Sticking with existing solutions is clearly not the answer either, as not only would this mean foregoing the extensive benefits that generative AI technologies have demonstrated over recent years, such as increased productivity, reduced manual tasks, and a healthier bottom line, the report demonstrates that sticking with the status quo isn’t really an option either.

According to Theta Lake, traditional recording solutions, which were designed for phone calls and emails, are “struggling to adapt” to the audio, text, and visual communications of modern UCC platforms.

Irwin Lazar, President and Principal Analyst, Metrigy, agrees that enterprises need to take action to find effective compliance solutions: “Metrigy’s research shows that as new collaboration applications and features rapidly enter the market, most regulated companies struggle with compliance.”

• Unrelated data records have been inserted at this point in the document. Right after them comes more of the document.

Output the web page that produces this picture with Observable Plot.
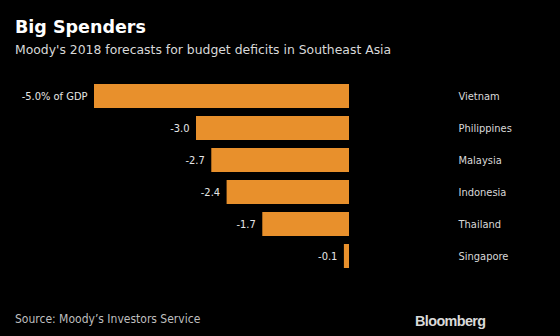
<!DOCTYPE html>
<html>
<head>
<meta charset="utf-8">
<script src="https://cdn.jsdelivr.net/npm/d3@7"></script>
<script src="https://cdn.jsdelivr.net/npm/@observablehq/plot@0.6"></script>
<style>
  html, body { margin: 0; padding: 0; background: #000; }
  body { width: 560px; height: 336px; position: relative; overflow: hidden; font-family: "DejaVu Sans", sans-serif; }
  #title { position: absolute; left: 15px; top: 16px; color: #fff; font-weight: bold; font-size: 17.5px; line-height: 22px; }
  #subtitle { position: absolute; left: 15px; top: 42px; color: #d9d9d9; font-size: 12.4px; line-height: 16px; }
  #chart { position: absolute; left: 0; top: 70px; }
  #source { position: absolute; left: 15px; top: 312px; color: #bfbfbf; font-size: 12px; line-height: 14px; font-family: "DejaVu Sans Condensed", "DejaVu Sans", sans-serif; }
  #logo { position: absolute; left: 415px; top: 313.5px; color: #d9d9d9; font-weight: bold; font-size: 14.4px; line-height: 15px; font-family: "Liberation Sans", Arial, sans-serif; letter-spacing: -0.6px; }
</style>
</head>
<body>
<div id="title">Big Spenders</div>
<div id="subtitle">Moody's 2018 forecasts for budget deficits in Southeast Asia</div>
<div id="chart"></div>
<div id="source">Source: Moody’s Investors Service</div>
<div id="logo">Bloomberg</div>
<script>
const countries = ["Vietnam", "Philippines", "Malaysia", "Indonesia", "Thailand", "Singapore"];
const deficits = [-5.0, -3.0, -2.7, -2.4, -1.7, -0.1];
const valueLabels = ["-5.0% of GDP", "-3.0", "-2.7", "-2.4", "-1.7", "-0.1"];

const data = countries.map((c, i) => ({country: c, value: deficits[i], label: valueLabels[i]}));

const chart = Plot.plot({
  width: 560,
  height: 210,
  marginLeft: 94,
  marginRight: 211,
  marginTop: 10,
  marginBottom: 8,
  style: {background: "transparent", fontFamily: "'DejaVu Sans Condensed', 'DejaVu Sans', sans-serif"},
  x: {domain: [-5, 0], axis: null},
  y: {domain: countries, axis: null, paddingInner: 0.25, paddingOuter: 0.125},
  marks: [
    Plot.barX(data, {x1: 0, x2: "value", y: "country", fill: "#e8902c"}),
    Plot.text(data, {x: "value", y: "country", text: "label", textAnchor: "end", dx: -7, fill: "#e6e6e6", fontSize: 11}),
    Plot.text(data, {x: 0, y: "country", text: "country", textAnchor: "start", dx: 109, fill: "#d9d9d9", fontSize: 11})
  ]
});
document.getElementById("chart").appendChild(chart);
</script>
</body>
</html>
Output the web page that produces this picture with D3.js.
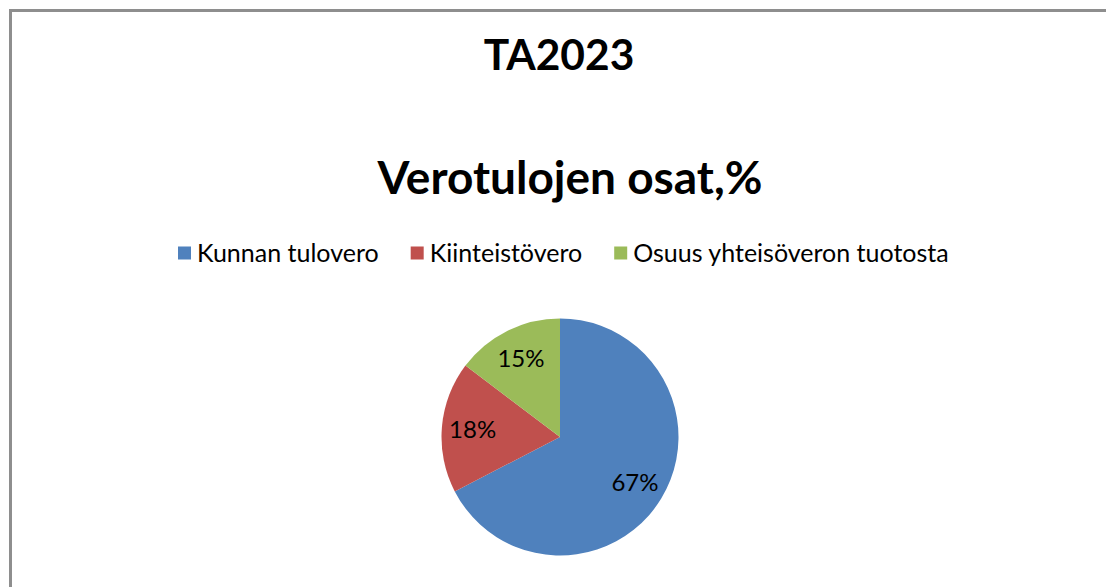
<!DOCTYPE html>
<html><head><meta charset="utf-8">
<script src="https://cdn.jsdelivr.net/npm/d3@7"></script>
<style>html,body{margin:0;padding:0;background:#fff;}svg{display:block;}</style>
</head><body>
<script>
const categories = ["Kunnan tulovero", "Kiinteistövero", "Osuus yhteisöveron tuotosta"];
const values = [67.4, 17.9, 14.7];
const colors = ["#4F81BD", "#C0504D", "#9BBB59"];
const titleLines = ["TA2023", "Verotulojen osat,%"];

const W = 1106, H = 587;
const svg = d3.select("body").append("svg").attr("width", W).attr("height", H);
svg.append("rect").attr("width", W).attr("height", H).attr("fill", "#fff");

// chart border
svg.append("path")
  .attr("d", `M10.5,${H + 5} L10.5,10.5 L${W + 5},10.5`)
  .attr("fill", "none").attr("stroke", "#8e8e8e").attr("stroke-width", 3);

const font = "Lato, 'Carlito', Calibri, sans-serif";

svg.append("text").attr("x", 559).attr("y", 70).attr("text-anchor", "middle")
  .attr("font-family", font).attr("font-weight", 700).attr("font-size", 42.5)
  .attr("fill", "#000").text(titleLines[0]);
svg.append("text").attr("x", 570).attr("y", 194).attr("text-anchor", "middle")
  .attr("font-family", font).attr("font-weight", 700).attr("font-size", 46)
  .attr("fill", "#000").text(titleLines[1]);

// legend
const lg = svg.append("g");
let lx = 178;
categories.forEach((c, i) => {
  const g = lg.append("g").attr("transform", `translate(${lx},253)`);
  g.append("rect").attr("x", 0).attr("y", -6.5).attr("width", 13).attr("height", 13).attr("fill", colors[i]);
  const t = g.append("text").attr("x", 19).attr("y", 0).attr("dy", "0.35em")
    .attr("font-family", font).attr("font-size", 25).attr("fill", "#000").text(c);
  lx += 19 + t.node().getComputedTextLength() + 32;
});

// pie
const cx = 560, cy = 437, r = 118.5;
const pie = d3.pie().sort(null).value(d => d)(values);
const arc = d3.arc().innerRadius(0).outerRadius(r);
const labelArc = d3.arc().innerRadius(r * 0.74).outerRadius(r * 0.74);
const total = d3.sum(values);
const pg = svg.append("g").attr("transform", `translate(${cx},${cy})`);
pg.selectAll("path.slice").data(pie).join("path").attr("class", "slice")
  .attr("d", arc).attr("fill", (d, i) => colors[i]);
pg.selectAll("text.lbl").data(pie).join("text").attr("class", "lbl")
  .attr("transform", d => `translate(${labelArc.centroid(d)})`)
  .attr("text-anchor", "middle").attr("dy", "0.35em")
  .attr("font-family", font).attr("font-size", 24).attr("fill", "#000")
  .text(d => Math.round(d.value / total * 100) + "%");
</script>
</body></html>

“This leads to almost half of regulated organisations choosing to block apps or features, limiting collaboration effectiveness.”

Given the large number of fines for failure to properly capture, archive, supervise, and surveil communications in industries such as financial services, it is clear companies need to take a proactive approach toward modernising their compliance capabilities.”

“That includes deploying DCGA solutions like Theta Lake to support a broad range of collaboration capabilities, including generative AI.”

Theta Lake points to its own “unified approach” to DCGA as being able to simultaneously address the cost, data, and efficiency of traditional archives and voice recording solutions.